The news that a major hyperscaler has doubled its AI cluster power budget to over 300 MW is a stark reminder of the insatiable appetite of AI for computational resources. This revelation should serve as a wake-up call for the industry, pushing us to confront the stark reality: our current data center infrastructures are ill-equipped to handle the energy demands of AI’s rapid advancement. The paradox is clear: while AI promises to revolutionize industries, the energy constraints and sustainability mandates threaten to slow down this innovation juggernaut.
Traditional data center architectures, designed for CPU-centric, general-purpose computing, are simply not cut out for the demands of AI. AI workloads are throughput-intensive, requiring massive parallelism and memory bandwidth. They rely on GPUs and other accelerators that consume vast amounts of data to identify patterns, pushing the limits of existing infrastructures. As AI models grow larger and more complex, the bottleneck shifts from processor speed to the system’s ability to feed data fast enough, a phenomenon known as the memory wall. As Gholami et al. described in their paper, processor performance has been increasing at a rate that outpaces memory and interconnect bandwidth growth, leading to underutilized resources, increased costs, and energy waste.
So, how do we break this bottleneck?
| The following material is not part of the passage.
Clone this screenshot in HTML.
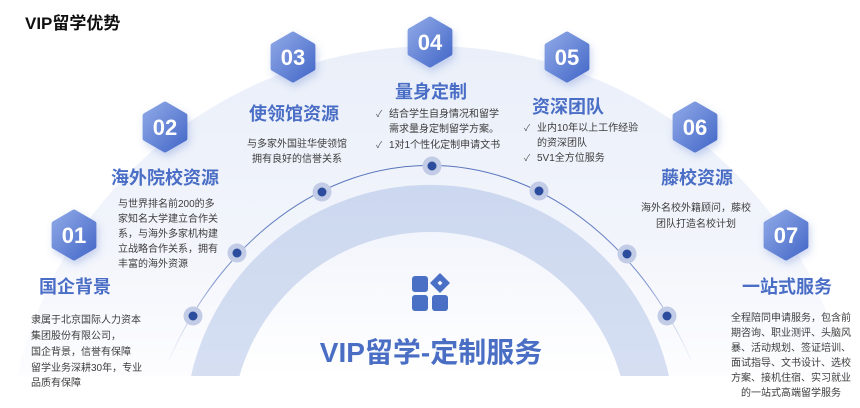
<!DOCTYPE html>
<html><head><meta charset="utf-8">
<style>
html,body{margin:0;padding:0;background:#fff;width:860px;height:408px;overflow:hidden;}
svg{display:block;}
.t{font-family:"Liberation Sans","Noto Sans CJK SC",sans-serif;}
</style></head>
<body>
<svg width="860" height="408" viewBox="0 0 860 408" xmlns="http://www.w3.org/2000/svg" class="t">
<defs>
  <linearGradient id="pale" gradientUnits="userSpaceOnUse" x1="0" y1="46" x2="0" y2="378">
    <stop offset="0" stop-color="#eaeff9"/>
    <stop offset="0.55" stop-color="#f1f4fb"/>
    <stop offset="1" stop-color="#fdfdff"/>
  </linearGradient>
  <linearGradient id="inner" gradientUnits="userSpaceOnUse" x1="0" y1="232" x2="0" y2="378">
    <stop offset="0" stop-color="#f2f5fc"/>
    <stop offset="1" stop-color="#ffffff"/>
  </linearGradient>
  <linearGradient id="band" gradientUnits="userSpaceOnUse" x1="0" y1="185" x2="0" y2="376">
    <stop offset="0" stop-color="#ccd8ef"/>
    <stop offset="1" stop-color="#d6dff2"/>
  </linearGradient>
  <linearGradient id="line" gradientUnits="userSpaceOnUse" x1="0" y1="166" x2="0" y2="362">
    <stop offset="0" stop-color="#5572ba"/>
    <stop offset="0.6" stop-color="#7d93cc"/>
    <stop offset="1" stop-color="#d3dbef" stop-opacity="0.2"/>
  </linearGradient>
  <linearGradient id="hexg" x1="0" y1="0" x2="1" y2="1">
    <stop offset="0" stop-color="#8ea8e6"/>
    <stop offset="1" stop-color="#4669c9"/>
  </linearGradient>
  <filter id="sh" x="-30%" y="-30%" width="160%" height="160%">
    <feDropShadow dx="2" dy="4" stdDeviation="4" flood-color="#4a6ccb" flood-opacity="0.28"/>
  </filter>
</defs>

<path d="M17,376 A426,426 0 0 1 847,376 Z" fill="url(#pale)"/>
<path d="M191,376 A245,245 0 0 1 669,376 Z" fill="url(#band)"/>
<path d="M239.5,376 A198,198 0 0 1 620.5,376 Z" fill="url(#inner)"/>
<path d="M169,360 A300,384 0 0 1 691,360" fill="none" stroke="url(#line)" stroke-width="1"/>

<g>
  <circle cx="193" cy="316" r="9.5" fill="#c2cce6"/><circle cx="193" cy="316" r="4.5" fill="#2c4d9e"/>
  <circle cx="237" cy="253" r="9.5" fill="#c2cce6"/><circle cx="237" cy="253" r="4.5" fill="#2c4d9e"/>
  <circle cx="322" cy="192" r="9.5" fill="#c2cce6"/><circle cx="322" cy="192" r="4.5" fill="#2c4d9e"/>
  <circle cx="432" cy="166" r="9.5" fill="#c2cce6"/><circle cx="432" cy="166" r="4.5" fill="#2c4d9e"/>
  <circle cx="539" cy="191" r="9.5" fill="#c2cce6"/><circle cx="539" cy="191" r="4.5" fill="#2c4d9e"/>
  <circle cx="627" cy="254" r="9.5" fill="#c2cce6"/><circle cx="627" cy="254" r="4.5" fill="#2c4d9e"/>
  <circle cx="667" cy="316" r="9.5" fill="#c2cce6"/><circle cx="667" cy="316" r="4.5" fill="#2c4d9e"/>
</g>

<g filter="url(#sh)">
  <polygon transform="translate(74,235)" points="0,-23 19.9,-11.5 19.9,11.5 0,23 -19.9,11.5 -19.9,-11.5" fill="url(#hexg)" stroke="url(#hexg)" stroke-width="5" stroke-linejoin="round"/>
  <polygon transform="translate(165,127)" points="0,-23 19.9,-11.5 19.9,11.5 0,23 -19.9,11.5 -19.9,-11.5" fill="url(#hexg)" stroke="url(#hexg)" stroke-width="5" stroke-linejoin="round"/>
  <polygon transform="translate(293,57)" points="0,-23 19.9,-11.5 19.9,11.5 0,23 -19.9,11.5 -19.9,-11.5" fill="url(#hexg)" stroke="url(#hexg)" stroke-width="5" stroke-linejoin="round"/>
  <polygon transform="translate(430,42)" points="0,-23 19.9,-11.5 19.9,11.5 0,23 -19.9,11.5 -19.9,-11.5" fill="url(#hexg)" stroke="url(#hexg)" stroke-width="5" stroke-linejoin="round"/>
  <polygon transform="translate(567,57)" points="0,-23 19.9,-11.5 19.9,11.5 0,23 -19.9,11.5 -19.9,-11.5" fill="url(#hexg)" stroke="url(#hexg)" stroke-width="5" stroke-linejoin="round"/>
  <polygon transform="translate(695,127)" points="0,-23 19.9,-11.5 19.9,11.5 0,23 -19.9,11.5 -19.9,-11.5" fill="url(#hexg)" stroke="url(#hexg)" stroke-width="5" stroke-linejoin="round"/>
  <polygon transform="translate(786,235)" points="0,-23 19.9,-11.5 19.9,11.5 0,23 -19.9,11.5 -19.9,-11.5" fill="url(#hexg)" stroke="url(#hexg)" stroke-width="5" stroke-linejoin="round"/>
</g>
<g fill="#ffffff" font-size="22" font-weight="bold" text-anchor="middle">
  <text x="74" y="243">01</text>
  <text x="165" y="135">02</text>
  <text x="293" y="65">03</text>
  <text x="430" y="50">04</text>
  <text x="567" y="65">05</text>
  <text x="695" y="135">06</text>
  <text x="786" y="243">07</text>
</g>

<text x="25" y="29" font-size="17" font-weight="bold" fill="#111">VIP留学优势</text>

<g fill="#4a6ec6" font-size="18" font-weight="bold" text-anchor="middle">
  <text x="75" y="293">国企背景</text>
  <text x="165" y="184">海外院校资源</text>
  <text x="294" y="120">使领馆资源</text>
  <text x="431" y="98">量身定制</text>
  <text x="568" y="113">资深团队</text>
  <text x="697" y="184">藤校资源</text>
  <text x="787" y="293">一站式服务</text>
</g>

<g fill="#3d3d3d" font-size="10">
  <text x="31" y="323">隶属于北京国际人力资本</text>
  <text x="31" y="339">集团股份有限公司，</text>
  <text x="31" y="355">国企背景，信誉有保障</text>
  <text x="31" y="371">留学业务深耕30年，专业</text>
  <text x="31" y="386">品质有保障</text>

  <text x="118" y="207">与世界排名前200的多</text>
  <text x="118" y="222">家知名大学建立合作关</text>
  <text x="118" y="237">系，与海外多家机构建</text>
  <text x="118" y="252">立战略合作关系，拥有</text>
  <text x="118" y="267">丰富的海外资源</text>

  <text x="297" y="147" text-anchor="middle">与多家外国驻华使领馆</text>
  <text x="297" y="162" text-anchor="middle">拥有良好的信誉关系</text>

  <text x="376" y="117" font-size="9" fill="#555">✓</text>
  <text x="389" y="117">结合学生自身情况和留学</text>
  <text x="389" y="132">需求量身定制留学方案。</text>
  <text x="376" y="148" font-size="9" fill="#555">✓</text>
  <text x="389" y="148">1对1个性化定制申请文书</text>

  <text x="524" y="131" font-size="9" fill="#555">✓</text>
  <text x="537" y="131">业内10年以上工作经验</text>
  <text x="537" y="146">的资深团队</text>
  <text x="524" y="161" font-size="9" fill="#555">✓</text>
  <text x="537" y="161">5V1全方位服务</text>

  <text x="696" y="211" text-anchor="middle">海外名校外籍顾问，藤校</text>
  <text x="696" y="227" text-anchor="middle">团队打造名校计划</text>

  <text x="791" y="321" text-anchor="middle">全程陪同申请服务，包含前</text>
  <text x="791" y="336" text-anchor="middle">期咨询、职业测评、头脑风</text>
  <text x="791" y="351" text-anchor="middle">暴、活动规划、签证培训、</text>
  <text x="791" y="366" text-anchor="middle">面试指导、文书设计、选校</text>
  <text x="791" y="381" text-anchor="middle">方案、接机住宿、实习就业</text>
  <text x="791" y="396" text-anchor="middle">的一站式高端留学服务</text>
</g>

<g fill="#4a70c6">
  <rect x="412" y="276" width="16" height="16" rx="3"/>
  <rect x="412" y="295" width="16" height="16" rx="3"/>
  <rect x="432" y="295" width="16" height="16" rx="3"/>
  <path d="M440,274 L449,283 L440,292 L431,283 Z M440,279.5 L436.5,283 L440,286.5 L443.5,283 Z" fill-rule="evenodd" stroke="#4a70c6" stroke-width="1.5" stroke-linejoin="round"/>
</g>

<text x="431" y="362" font-size="28" font-weight="bold" fill="#4a6ec4" text-anchor="middle">VIP留学-定制服务</text>
</svg>
</body></html>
The answer lies in innovative technologies like Compute Express Link (CXL) and advanced ECC memory modules. CXL enables low-latency, coherent communication between CPUs, GPUs, and memory, allowing systems to pool and flexibly allocate memory resources. This eliminates the need for overprovisioned local memory in each server, reducing idle capacity and driving efficiency. Advanced ECC memory modules with higher effective capacity further reduce system cost per gigabyte, making AI workloads more energy-efficient.
But memory is just one piece of the puzzle. Storage is another critical area where innovations can make a significant difference. Intelligent SSDs with built-in data compression and write reduction can accelerate data transfer, reduce power consumption, and lower cooling requirements. By compressing data at the point of storage, these SSDs reduce the burden on upstream components, leading to a virtuous cycle of energy savings and performance gains.
Security is another often-overlooked aspect of energy efficiency. Secure systems are resilient systems, and breaches can lead to costly downtime and energy waste. Initiatives like Caliptra, which standardize secure boot and attestation for next-gen system interconnects, can strengthen the overall security posture, reducing the risk of supply chain attacks and the energy costs associated with remediation.
The data center of tomorrow must be built on a foundation of energy-aware architecture. This means pooling memory across servers, using advanced SSDs, deploying domain-specific processing, and embedding security at the hardware level. These are not speculative ideas; they are proven strategies already being implemented by forward-thinking organizations.
The hyperscaler’s revelation is a call to action. It’s time to challenge the norms, spark debate, and push for a new way of thinking about data center infrastructure. We must invest in scalable, efficient, and secure technologies to ensure that our infrastructure evolves not just to keep up with AI, but to do so responsibly. The future of AI is bright, but it’s up to us to power it sustainably.